# conductor derating



## wildleg (Apr 12, 2009)

Coach529 said:


> I am too lazy to figure it out today. :biggrin:
> 
> What is the braking point on labor and material?
> 
> ...


not enough info provided to determine.

last time I checked, price was 2/3 for #12 thhn cu vs #10 on the spool.

so, depends on the difficulty of installing the pipe (wide open clg vs nightwork in an already stocked store are 2 different beasts).

you need to check your prices and do the labor for each (including terminations), and decide.


----------



## Coach529 (Sep 20, 2016)

Brand new build.


----------



## UnlimitedCurrent (Sep 14, 2018)

Stop being lazy and look up. In the time it took to start thread you could have looked up and had answer.


----------



## Dennis Alwon (May 9, 2009)

With 9 current carrying conductor's you can derate #12 and still be at 21 amps...Use 10's only if you have a vd issue


----------



## splatz (May 23, 2015)

By far I see more people just use 3/4" for everything but I think the cost per CCC comes out a little cheaper with 1/2". 

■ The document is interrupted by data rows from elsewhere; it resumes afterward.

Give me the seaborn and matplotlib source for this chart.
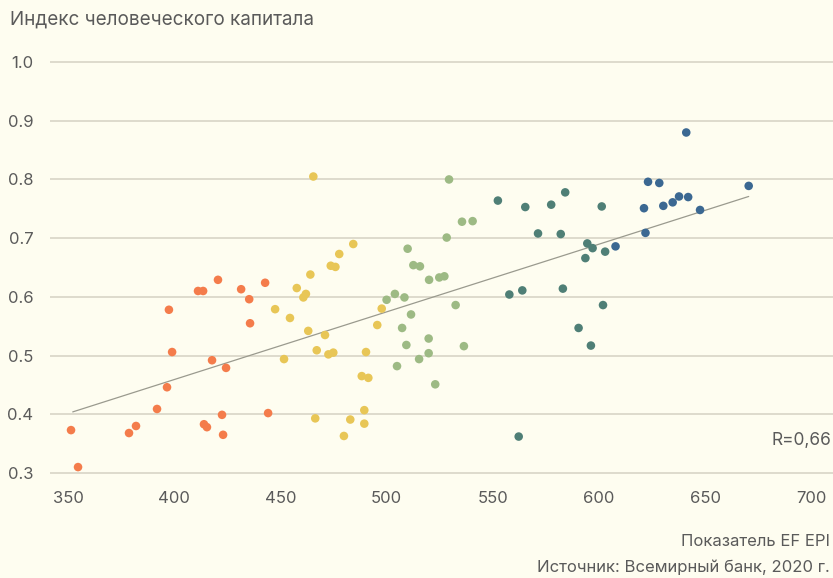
import numpy as np
import pandas as pd
import matplotlib
matplotlib.use('Agg')
import matplotlib.pyplot as plt
import seaborn as sns

# Data
orange_x = [351.4, 354.7, 378.7, 382.0, 391.9, 396.6, 397.5, 399.0, 411.2, 413.6, 414.0,
            415.4, 417.8, 420.6, 422.5, 423.0, 424.4, 431.5, 435.3, 435.7, 442.8, 444.2]
orange_y = [0.373, 0.310, 0.368, 0.380, 0.409, 0.446, 0.578, 0.506, 0.610, 0.610, 0.383,
            0.378, 0.492, 0.629, 0.399, 0.365, 0.479, 0.613, 0.596, 0.555, 0.624, 0.402]

yellow_x = [447.5, 451.7, 454.5, 457.7, 460.8, 462.0, 463.1, 464.1, 465.5, 466.4, 467.1,
            471.0, 472.6, 474.9, 473.7, 475.9, 477.7, 479.9, 482.9, 484.3, 488.3, 489.5,
            489.5, 490.3, 491.4, 495.6, 497.7]
yellow_y = [0.579, 0.494, 0.564, 0.615, 0.599, 0.605, 0.542, 0.638, 0.805, 0.393, 0.509,
            0.535, 0.502, 0.505, 0.653, 0.651, 0.673, 0.363, 0.391, 0.690, 0.465, 0.407,
            0.384, 0.506, 0.462, 0.552, 0.580]

green_x = [500.0, 503.9, 504.9, 507.3, 508.4, 509.3, 509.9, 511.5, 512.6, 515.3, 515.7,
           519.8, 519.8, 520.0, 522.9, 524.8, 527.2, 528.3, 529.4, 532.5, 535.5, 536.4, 540.5]
green_y = [0.595, 0.605, 0.482, 0.547, 0.599, 0.518, 0.682, 0.570, 0.654, 0.494, 0.652,
           0.529, 0.504, 0.629, 0.451, 0.633, 0.635, 0.701, 0.800, 0.586, 0.728, 0.516, 0.729]

teal_x = [552.4, 557.8, 562.2, 563.9, 565.3, 571.3, 577.5, 582.0, 583.0, 584.1, 590.4,
          593.6, 594.5, 596.2, 597.0, 601.3, 601.9, 602.9]
teal_y = [0.764, 0.604, 0.362, 0.611, 0.753, 0.708, 0.757, 0.707, 0.614, 0.778, 0.547,
          0.666, 0.691, 0.517, 0.683, 0.754, 0.586, 0.677]

blue_x = [607.8, 621.2, 621.9, 623.1, 628.4, 630.3, 634.7, 637.7, 641.1, 642.0, 647.6, 670.5]
blue_y = [0.686, 0.751, 0.709, 0.796, 0.794, 0.755, 0.761, 0.771, 0.880, 0.770, 0.748, 0.789]

# trend line as drawn in the source (end points)
trend_x = [352.2, 670.5]
trend_y = [0.404, 0.771]

groups = ['g1', 'g2', 'g3', 'g4', 'g5']
colors = ['#f47c4b', '#e8c656', '#9dba84', '#4f7f76', '#3b6892']

all_x = [orange_x, yellow_x, green_x, teal_x, blue_x]
all_y = [orange_y, yellow_y, green_y, teal_y, blue_y]
df = pd.concat([pd.DataFrame({'epi': xs, 'hci': ys, 'group': g})
                for xs, ys, g in zip(all_x, all_y, groups)], ignore_index=True)

bg = '#fefdf0'
txt = '#5a5a5a'
sns.set_style('white')
plt.rcParams['font.family'] = ['Inter', 'DejaVu Sans']

fig = plt.figure(figsize=(8.33, 5.78), dpi=100, facecolor=bg)
ax = fig.add_axes([50 / 833, 1 - 480 / 578, 783 / 833, 425 / 578])
ax.set_facecolor(bg)

# gridlines
for yv in np.arange(0.3, 1.01, 0.1):
    ax.axhline(yv, color='#d8d5c7', lw=1.2, zorder=0)

sns.lineplot(x=trend_x, y=trend_y, color='#9a9a8e', lw=0.9, ax=ax, zorder=1)
sns.scatterplot(data=df, x='epi', y='hci', hue='group', palette=colors,
                s=38, edgecolor='none', legend=False, ax=ax, zorder=3)

ax.set_xlim(341.5, 710.2)
ax.set_ylim(0.288, 1.012)
ax.set_xticks([350, 400, 450, 500, 550, 600, 650, 700])
ax.set_yticks([0.3, 0.4, 0.5, 0.6, 0.7, 0.8, 0.9, 1.0])
ax.set_yticklabels(['0.3', '0.4', '0.5', '0.6', '0.7', '0.8', '0.9', '1.0'])
ax.tick_params(axis='both', length=0, labelsize=12, labelcolor=txt)
ax.tick_params(axis='y', pad=12)
ax.tick_params(axis='x', pad=8)
ax.set_xlabel('')
ax.set_ylabel('')
sns.despine(ax=ax, left=True, bottom=True)

fig.text(10 / 833, 1 - 20 / 578, 'Индекс человеческого капитала', fontsize=13.6,
         color=txt, va='center', ha='left')
fig.text(831 / 833, 1 - 441 / 578, 'R=0,66', fontsize=12.5, color=txt,
         va='center', ha='right')
fig.text(830 / 833, 1 - 541 / 578, 'Показатель EF EPI', fontsize=12,
         color=txt, va='center', ha='right')
fig.text(830 / 833, 1 - 567 / 578, 'Источник: Всемирный банк, 2020 г.', fontsize=12,
         color=txt, va='center', ha='right')

fig.savefig('out.png', dpi=100, facecolor=bg)
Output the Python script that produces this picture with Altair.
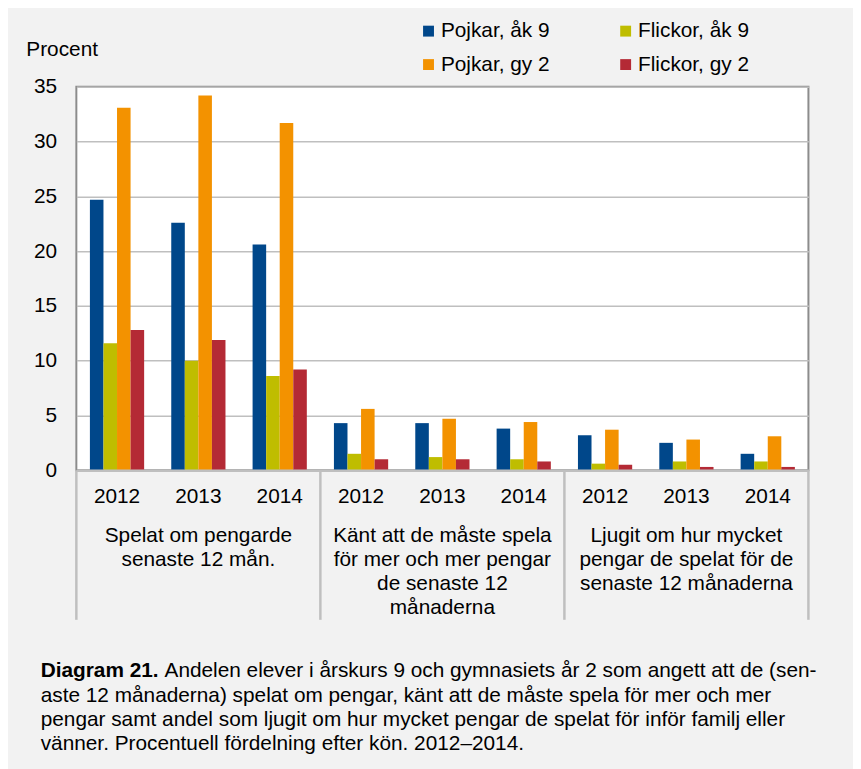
import altair as alt
import pandas as pd

categories = ["A", "B", "C"]
category_labels = [
    "Spelat om pengarde\nsenaste 12 mån.",
    "Känt att de måste spela\nför mer och mer pengar\nde senaste 12\nmånaderna",
    "Ljugit om hur mycket\npengar de spelat för de\nsenaste 12 månaderna",
]
years = ["2012", "2013", "2014"]
series = ["Pojkar, åk 9", "Flickor, åk 9", "Pojkar, gy 2", "Flickor, gy 2"]
colors = ["#00478a", "#bfbd00", "#f39200", "#b42a35"]

pojkar_ak9 = [24.7, 22.6, 20.6, 4.3, 4.3, 3.8, 3.2, 2.5, 1.5]
flickor_ak9 = [11.6, 10.0, 8.6, 1.5, 1.2, 1.0, 0.6, 0.8, 0.8]
pojkar_gy2 = [33.1, 34.2, 31.7, 5.6, 4.7, 4.4, 3.7, 2.8, 3.1]
flickor_gy2 = [12.8, 11.9, 9.2, 1.0, 1.0, 0.8, 0.5, 0.3, 0.3]

caption_bold = "Diagram 21."
caption_first = "Andelen elever i årskurs 9 och gymnasiets år 2 som angett att de (sen-"
caption_rest = (
    "aste 12 månaderna) spelat om pengar, känt att de måste spela för mer och mer\n"
    "pengar samt andel som ljugit om hur mycket pengar de spelat för inför familj eller\n"
    "vänner. Procentuell fördelning efter kön. 2012–2014."
)

groups = [f"{c}|{y}" for c in categories for y in years]
values = [pojkar_ak9, flickor_ak9, pojkar_gy2, flickor_gy2]
rows = []
for s, vals in zip(series, values):
    for g, v in zip(groups, vals):
        rows.append({"grp": g, "serie": s, "value": v})
df = pd.DataFrame(rows)

FONT = "Liberation Sans"
FS = 21
W, H = 739, 387

xscale = alt.Scale(domain=groups, paddingInner=0, paddingOuter=0)

def xenc(**kw):
    return alt.X("grp:N", scale=xscale, sort=groups, **kw)

bars = alt.Chart(df).mark_bar(stroke=None).encode(
    x=xenc(axis=alt.Axis(title=None, labelExpr="split(datum.label, '|')[1]",
                         labelAngle=0, labelPadding=16, labelFontSize=FS,
                         ticks=False, domainColor="#bfbfbf", domainWidth=2.5,
                         labelColor="black", labelFont=FONT, zindex=1)),
    xOffset=alt.XOffset("serie:N", sort=series,
                        scale=alt.Scale(paddingOuter=1, paddingInner=0)),
    y=alt.Y("value:Q", scale=alt.Scale(domain=[0, 35], nice=False),
            axis=alt.Axis(values=[0, 5, 10, 15, 20, 25, 30, 35], title="Procent",
                          titleAngle=0, titleX=-51, titleY=-32, titleAlign="left",
                          titleBaseline="alphabetic", titleFontSize=FS,
                          titleFontWeight="normal", titleFont=FONT, titleColor="black",
                          labelFontSize=FS, labelFont=FONT, labelColor="black",
                          labelPadding=20, ticks=False, domain=False,
                          gridColor="#bfbfbf", gridWidth=1.5)),
    color=alt.Color("serie:N", sort=series,
                    scale=alt.Scale(domain=series, range=colors),
                    legend=alt.Legend(title=None, orient="none", legendX=345,
                                      legendY=-67, columns=2, columnPadding=66,
                                      direction="horizontal",
                                      rowPadding=12, symbolType="square",
                                      symbolSize=121, symbolStrokeWidth=0,
                                      labelFontSize=FS, labelFont=FONT,
                                      labelColor="black", labelOffset=2,
                                      padding=0)),
)

cat_df = pd.DataFrame({"grp": [f"{c}|2013" for c in categories], "label": category_labels})
cat_text = alt.Chart(cat_df).mark_text(
    lineBreak="\n", fontSize=FS, font=FONT, color="black", align="center",
    baseline="alphabetic", lineHeight=24.5,
).encode(x=xenc(), y=alt.value(H + 72), text="label:N")

sep_df = pd.DataFrame({"grp": [f"{c}|2012" for c in categories]})
sep_left = alt.Chart(sep_df).mark_rule(color="#bfbfbf", strokeWidth=2.5).encode(
    x=xenc(bandPosition=0), y=alt.value(H), y2=alt.value(H + 151))
end_df = pd.DataFrame({"grp": [groups[-1]]})
sep_right = alt.Chart(end_df).mark_rule(color="#bfbfbf", strokeWidth=2.5).encode(
    x=xenc(bandPosition=1), y=alt.value(H), y2=alt.value(H + 151))

cap1 = alt.Chart(pd.DataFrame({"t": [caption_bold]})).mark_text(
    fontSize=FS, font=FONT, fontWeight="bold", color="black", align="left",
    baseline="alphabetic").encode(x=alt.value(-36), y=alt.value(596), text="t:N")
cap2 = alt.Chart(pd.DataFrame({"t": [caption_first]})).mark_text(
    fontSize=FS, font=FONT, color="black", align="left",
    baseline="alphabetic").encode(x=alt.value(89), y=alt.value(596), text="t:N")
cap3 = alt.Chart(pd.DataFrame({"t": [caption_rest]})).mark_text(
    fontSize=FS, font=FONT, color="black", align="left", lineBreak="\n",
    lineHeight=24.6, baseline="alphabetic").encode(x=alt.value(-36), y=alt.value(620.6), text="t:N")

chart = alt.layer(bars, cat_text, sep_left, sep_right, cap1, cap2, cap3).properties(
    width=W, height=H,
    autosize=alt.AutoSizeParams(type="none"),
    padding={"left": 69, "top": 76, "right": 45, "bottom": 298},
    background="#f2f2f2",
).configure_view(
    stroke="#8c8c8c", strokeWidth=2, fill="white"
).configure_axis(
    labelFont=FONT, titleFont=FONT
)

chart.save("out.html", embed_options={"renderer": "svg", "actions": False})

The labor costs are harder to nail down. More bends but easier bends with 1/2", in many cases the calculations / layout are the same amount of time either way; cheaper scrap pile with 1/2". The anchoring ... in some situations I could see it making a difference, not in others.


----------



## Cow (Jan 16, 2008)

SOP for us, is 3/4" with 9 or less #12's usually.


----------



## eddy current (Feb 28, 2009)

splatz said:


> By far I see more people just use 3/4" for everything but I think the cost per CCC comes out a little cheaper with 1/2".
> 
> The labor costs are harder to nail down. More bends but easier bends with 1/2", in many cases the calculations / layout are the same amount of time either way; cheaper scrap pile with 1/2". The anchoring ... in some situations I could see it making a difference, not in others.


3/4” was the smallest I ran. 1/2” is useless except for short runs or only a couple of wires. 

Is the cost really that different ?


----------